I'd noticed that I was cooking more French and Spanish food at home. More food with wine as an ingredient. More food where a sharp, crisp white would complement the fatty pork cassoulet. Where a rich, fruity red would complement a plate of serrano ham. I'd noticed that the wine he'd use wasn't the cheap three for five pound nondescript french white. It was a Burgundian Puligny Montrachet. It was a Loire Valley Chenin Blanc. It was wine I'd never heard of. I started hunting them out at the supermarket. My wine taste moved from the three pound bracket to the seven pound bracket and boy did it make a difference.
At that time I didn’t understand why it made a difference, it just did (more about that in a future post). Like most people I’d assumed the more expensive wines were for the wine wankers who had more money than sense. I’d never dream of spending upwards of thirty pounds on a bottle of wine in a restaurant. I, like many others, chose the cheapest or second cheapest wine on the menu but my taste was changing. A shift in style here, a move in price there. A South American or New Zealand Chardonnay. A Spanish Albarino. French Pinot de Picpoul. New wines, new tastes, I was slowly but surely becoming a wine wanker searching for untried domains and producers.

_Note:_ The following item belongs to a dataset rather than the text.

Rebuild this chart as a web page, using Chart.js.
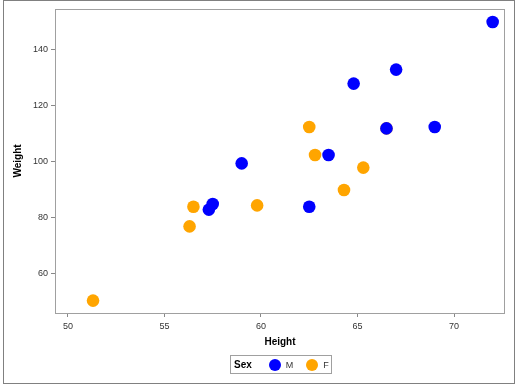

Looking for something with more zest, more zing, more complexity. That’s when I became a wine wanker. When I realised I'd crossed the rubicon. When I understood what that gingham wearing, shabby chic tosser meant when he referred to complexity in the wine.
That was early 2010, I was in a well known wine bar in London and I’d earned my wine wanker wings. Moving quickly to today, I’ve studied with the Wine and Spirit Education Trust (WSET), gaining my level 3 qualification in wine. I’ve been a wine tourist in Argentina, France, Greece, Spain, Italy. I’m proud of the journey I’ve been on to become a wine wanker. I’ve barely scratched the surface of the wine world. I’m broadening my horizons. Give it a go, maybe you’ll be proud to be a wine wanker too.